I have been on this list for several weeks. but this is my first post.
I teach at Syracuse University School of Music where I actually enjoy running the ear training program. I have always been interested in just intonation (in high school, I would get together with friends just for tuning sessions) and did study with Ben Johnston at Northwestern in the mid 80s (Ben came up from Urbana two days a week for a couple of years after he had retired, and before he moved east.)
I have written several works that show my fascination with the harmonic series, especially partials 7 and 11. For example, My _Symphony for Winds and Percussion_ (which has been played hundreds of times) ends with a final chord of Eb, F, G, A (quarter flat), Bb, which is, of course, partials 8 through 12.
More recently, I have turned my attentions to the piano, and have devised a system of just intonation where the diatonic notes are derived from just triads on C, F and G and Bb, Ab and Eb are all tuned to 'blue thirds' (7:6 minor thirds) and F# and C# are tuned to the 11th partials of C and G respectively. (Actually, it's a little more complicated than this, since I use the concept of a divided keyboard, and the sharps below middle C are tuned differently, since higher partials down there seem less useful to me.)
I also now teach intervals to my freshmen in just intonation. I figure that, since few of them are keyboardists, why should I teach them an equal-tempered Major third (which sounds so bad) when they should really be trying for 5/4 thirds. They have responded positively, and I think that the ensembles play more in tune for this training.
I also give them harmonic dictations in Just intonation, again, so that they have real in-tune playing as a model. I have to plan out my dictations to avoid 'wolfs' (wolves? ), but it seems worth the effort. Most students have expressed support for this.

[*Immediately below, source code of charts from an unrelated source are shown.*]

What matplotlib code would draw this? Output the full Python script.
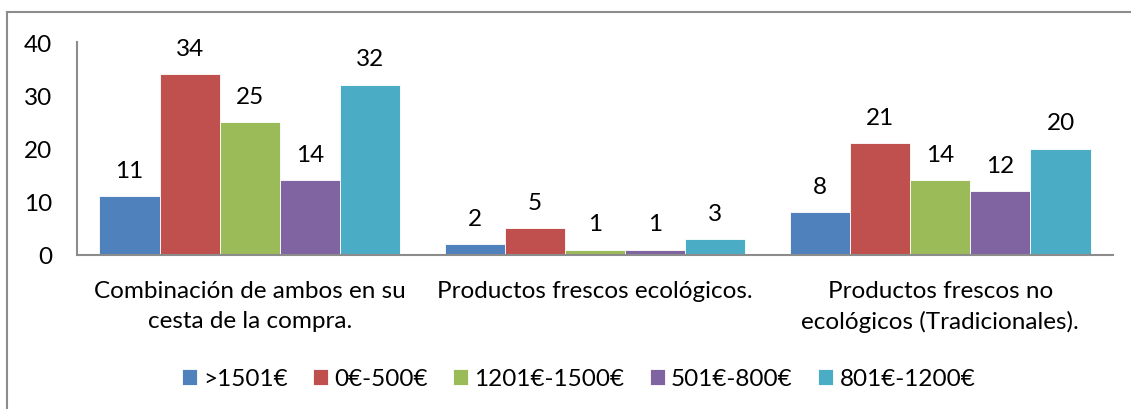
import matplotlib
matplotlib.use("Agg")
import matplotlib.pyplot as plt
from matplotlib.lines import Line2D
import numpy as np

categories = ["Combinación de ambos en su\ncesta de la compra.",
              "Productos frescos ecológicos.",
              "Productos frescos no\necológicos (Tradicionales)."]
series_names = [">1501€", "0€-500€", "1201€-1500€", "501€-800€", "801€-1200€"]
values = {
    ">1501€": [11, 2, 8],
    "0€-500€": [34, 5, 21],
    "1201€-1500€": [25, 1, 14],
    "501€-800€": [14, 1, 12],
    "801€-1200€": [32, 3, 20],
}
colors = ["#4F81BD", "#C0504D", "#9BBB59", "#8064A2", "#4BACC6"]
yticks = [0, 10, 20, 30, 40]

plt.rcParams['font.family'] = ['Lato', 'DejaVu Sans']
FS = 17.5

fig = plt.figure(figsize=(11.31, 4.10), dpi=100)
ax = fig.add_axes([77/1131, 1-256/410, (1113-77)/1131, (256-43)/410])

x = np.arange(len(categories))
bw = 0.174
for i, name in enumerate(series_names):
    pos = x + (i - 2) * bw
    bars = ax.bar(pos, values[name], width=bw, color=colors[i], edgecolor='white', linewidth=0.6, label=name)
    for xp, v in zip(pos, values[name]):
        ax.annotate(str(v), (xp, v), xytext=(0, 11), textcoords='offset points',
                    ha='center', va='bottom', fontsize=FS, color='black')

ax.set_xlim(-0.5, 2.5)
ax.set_ylim(0, 40)
ax.set_yticks(yticks)
ax.set_xticks(x)
ax.set_xticklabels(categories, fontsize=FS, linespacing=1.5)
ax.tick_params(axis='y', length=0, pad=18, labelsize=FS)
ax.tick_params(axis='x', length=0, pad=18)
for s in ['top', 'right']:
    ax.spines[s].set_visible(False)
for s in ['left', 'bottom']:
    ax.spines[s].set_color('#8C8C8C')
    ax.spines[s].set_linewidth(1.5)

leg = fig.legend(loc='center', bbox_to_anchor=(578.5/1131, 1-380/410), ncol=5, frameon=False,
                 fontsize=FS, handlelength=0.62, handleheight=0.62, handletextpad=0.25,
                 columnspacing=1.05)

fig.add_artist(Line2D([7/1131, 1.0], [1-13/410, 1-13/410], color='#8C8C8C', linewidth=1.5, transform=fig.transFigure))
fig.add_artist(Line2D([7/1131, 7/1131], [0, 1-13/410], color='#8C8C8C', linewidth=1.5, transform=fig.transFigure))

fig.savefig("out.png", dpi=100)
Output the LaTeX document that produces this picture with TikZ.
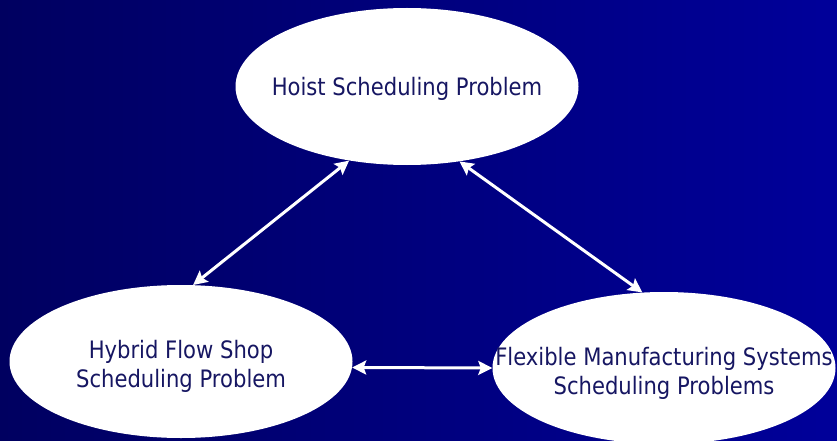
\documentclass[tikz,border=0pt]{standalone}
\usepackage{fontspec}
\setmainfont{DejaVu Sans}[FakeStretch=0.88]
\usetikzlibrary{shapes.geometric,arrows.meta}

\definecolor{slideLeft}{RGB}{0,0,96}
\definecolor{slideRight}{RGB}{0,0,154}
\definecolor{problemText}{RGB}{22,22,98}

% one line of text inside an ellipse, taking no room, lowered a little
\newcommand{\probline}[2][10pt]{\raisebox{-#1}[0pt][0pt]{\makebox[0pt]{#2}}}

\tikzset{
    problem/.style={ellipse, fill=white, inner sep=0pt, minimum width=343pt,
        align=center, text=problemText, font=\fontsize{24}{29}\selectfont},
    relation/.style={white, line width=3pt,
        {Stealth[length=14pt,width=14pt,inset=2.5pt]}-{Stealth[length=14pt,width=14pt,inset=2.5pt]}}
}

\begin{document}
\begin{tikzpicture}[x=1pt,y=1pt]

    % slide background
    \clip (0,0) rectangle (837,440);
    \shade[left color=slideLeft, right color=slideRight] (0,0) rectangle (837,440);

    % the three problems
    \node[problem, minimum height=157pt] (hoist) at (407,353.5) {\probline[9.5pt]{Hoist Scheduling Problem}};
    \node[problem, minimum height=153pt] (hfs) at (181,78.5) {\probline[11pt]{Hybrid Flow Shop}\\\probline[11pt]{Scheduling Problem}};
    \node[problem, minimum height=152pt] (fms) at (664,72) {\probline[11.5pt]{Flexible Manufacturing Systems}\\\probline[11.5pt]{Scheduling Problems}};

    \draw[relation] (hoist.232) -- (hfs.81);
    \draw[relation] (hoist.305) -- (fms.106);
    \draw[relation] (hfs.-2) -- (fms.180);
\end{tikzpicture}
\end{document}
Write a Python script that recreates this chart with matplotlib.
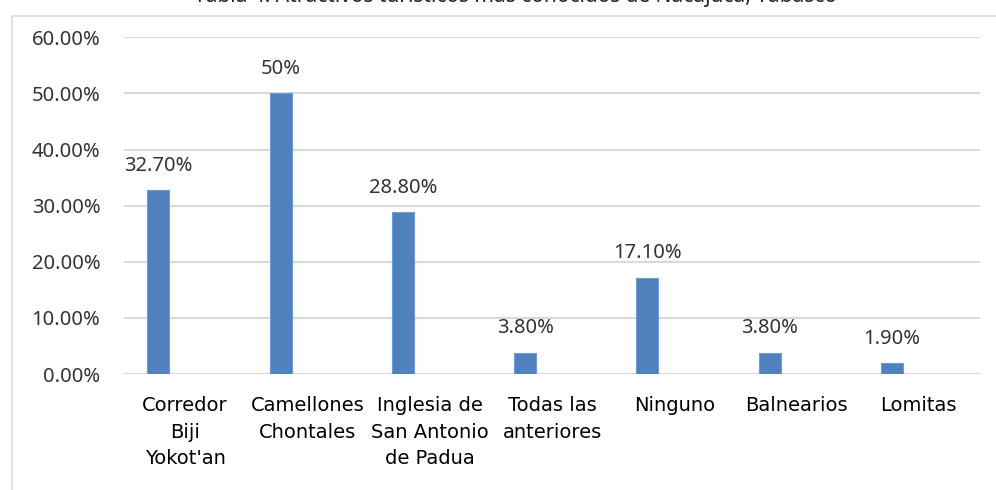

I did have an interesting experience with this: One student with a 'golden ear' made an error on his final exam (his only error all semester on a dictation). I had played a just perfect fifth, and the two notes blended so well that he could not distinguish them apart, and could only guess what the interval might be (he guessed a P4th.) (I wish that all my students had problems like this!)
Enough! I look forward to participating.